I joined Wealth Battle earlier this week and yesterday morning, Kason personally guided me through the creation of my own first budget. (Okay, it’s not technically my first budget, just my first budget that knows what it’s doing and doesn’t suck.)
He didn’t just do that for me because we’re buds. He does that for every new subscriber of Wealth Battle. Definitely check it out if your current growth focus is in the fiscal realm, or if you just have bills to pay and goals to unlock.
So I’m on the road to financial responsibility, which means advancing ever forward to greater freedom. I’m putting a dish of good wealth stewardship on my liberty table, and seasoning it with the virtue of disciplined budgeting.
What new dishes do you intend to place on your liberty table over the coming year? What aspect of your life could benefit from a greater helping of personal responsibility? And what practices or virtues can you put in place to back up your principles and values? Share your thoughts in the comments.
I love this metaphor: “if all you have is a table, you don’t have a banquet. You have an impoverishment.” I think libertarians often beg the question by refusing to budge from a discussion of the NAP when there is also a cultural choice at issue. It’s a way of avoiding responsibility for having to decide what our values are. Someone says, “the Supreme Court is forcing women to have back alley abortions” and we say, “you do realize that ruling is about *limiting* the scope of centralized control over such issues, right?” and we ARE right.

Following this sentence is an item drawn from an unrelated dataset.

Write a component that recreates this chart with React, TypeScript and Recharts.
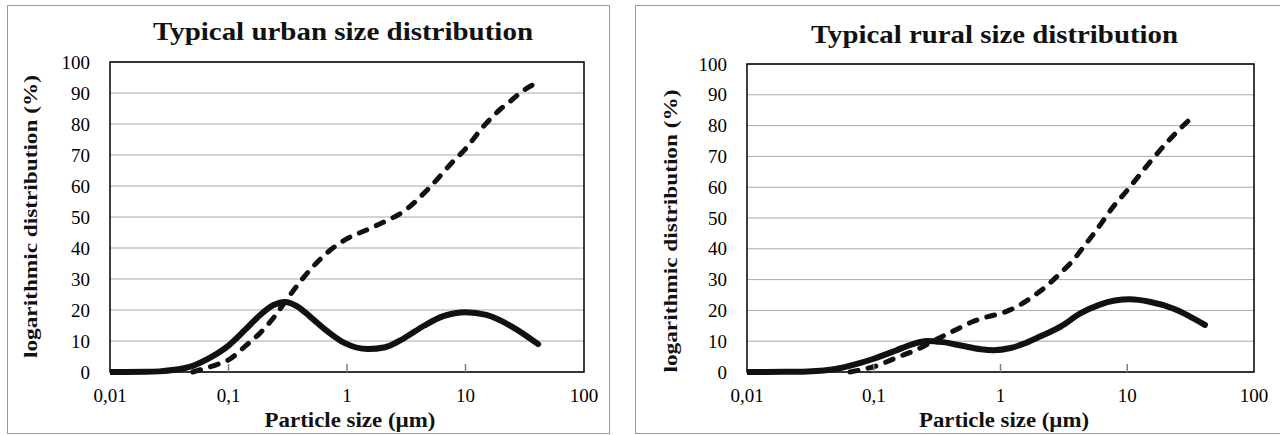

But then we can avoid having to engage with ourselves in our *personal* beliefs on the matter.
I can't stand it when people pick fluffy words as values. "A dream without a plan is nothing but a wish." If anyone reading this is one of those sentimental people, I would say to make ACTION a core value or FREEDOM INSPIRED ACTION, furthermore IMPACT has been a value I am working with. It's totally pointless to be busy and have feelings if it isn't creating an impact or really making the world a better place. I think picking any core value without a plan is even missing the table. It's like, "it'd be nice to have a table one day..." Useless.